Ok, so what about VC save/restore (425c1b223dac) is the problem then?
When we tried to determine that, you found that if we continue from the
top of the save loop, everything works (ie. no VC state saved), but if
you continue after the variable declaration of the same loop (ie. still
no VC state saved), it breaks:

http://www.spinics.net/lists/linux-pci/msg36166.html

So, please forgive me if I don't have a whole lot of faith that
425c1b223dac is involved.

We also both independently determined that this particular device never
recovers from a PCI bus reset, even when done from userspace with setpci
and absolutely no save/restore wrappers.  Config space on the device is
never accessible after the reset.  Therefore, how could any sort of bus
reset with save/restore ever work for this device?

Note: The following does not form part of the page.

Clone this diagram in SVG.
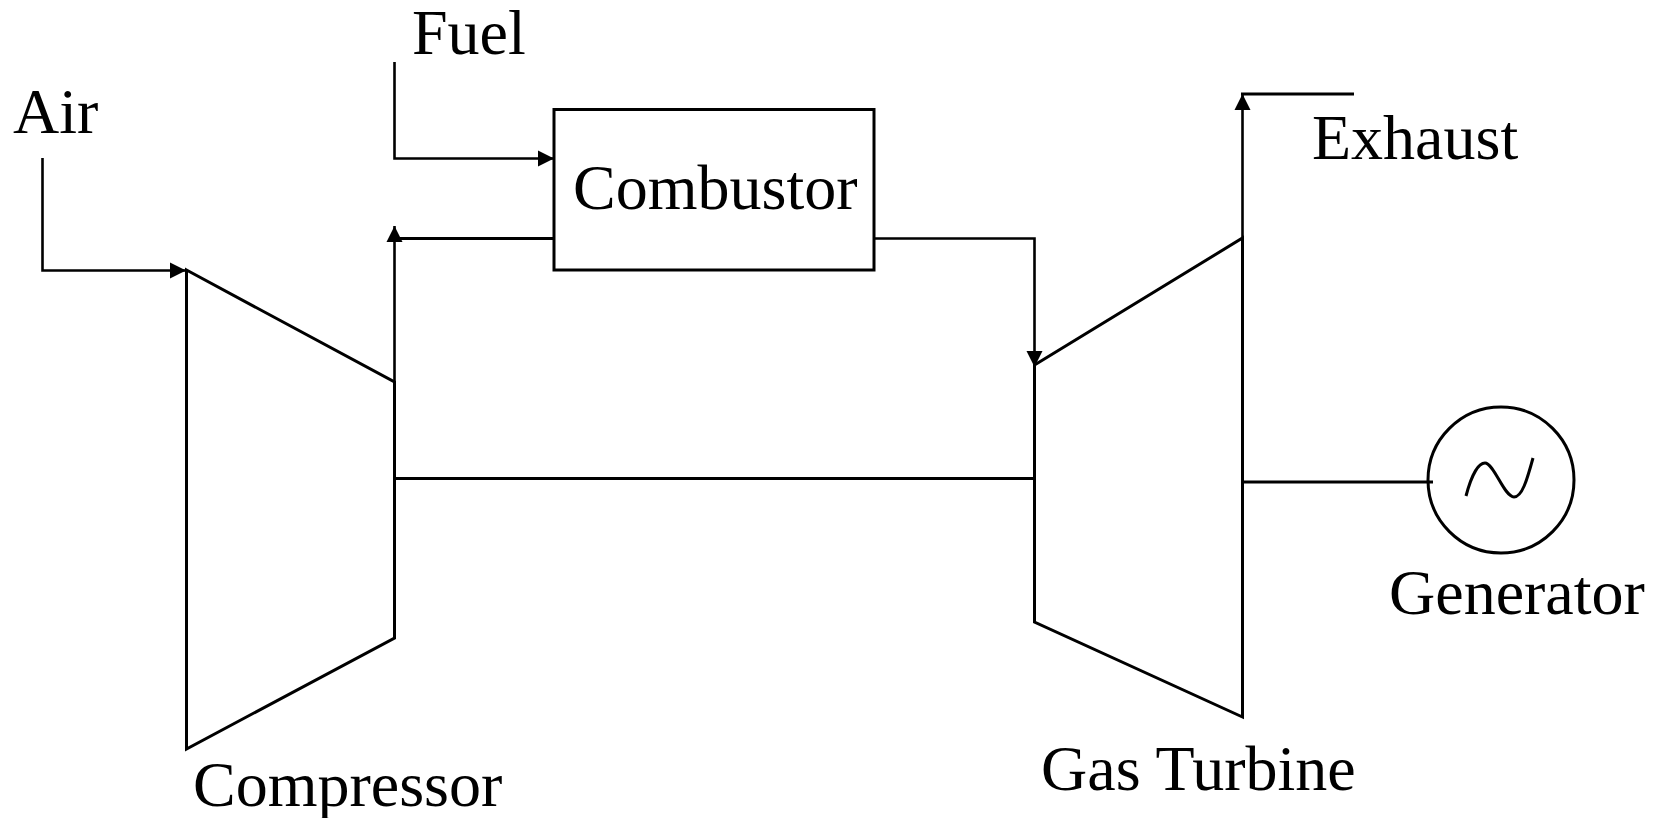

> Therefore: from my point of view, it is a regression, because things
> have been working < 2.14.
> 
> Besides that: It is undoubted, that there is a problem with resetting
> this card. But the difference between >= 3.14 and < 3.14 is, that < 3.14
> has been working nevertheless. The patch
> 425c1b223dac456d00a61fd6b451b6d1cf00d065 obviously changed something
> which I can't say and I don't know off. Therefore, the quirk-patch is
> definitely required, because things work completely fine again w/ this
> patch.
> 
> "Working" means for me here: I was able to start (and use) the VM w/o
> crashing the machine and this isn't possible w/ unpatched 2.14+ any
> more. Yes, w/ 2.12, I wasn't able to restart the VM (it then crashed the
> machine), but w/ 2.10 even this was possible.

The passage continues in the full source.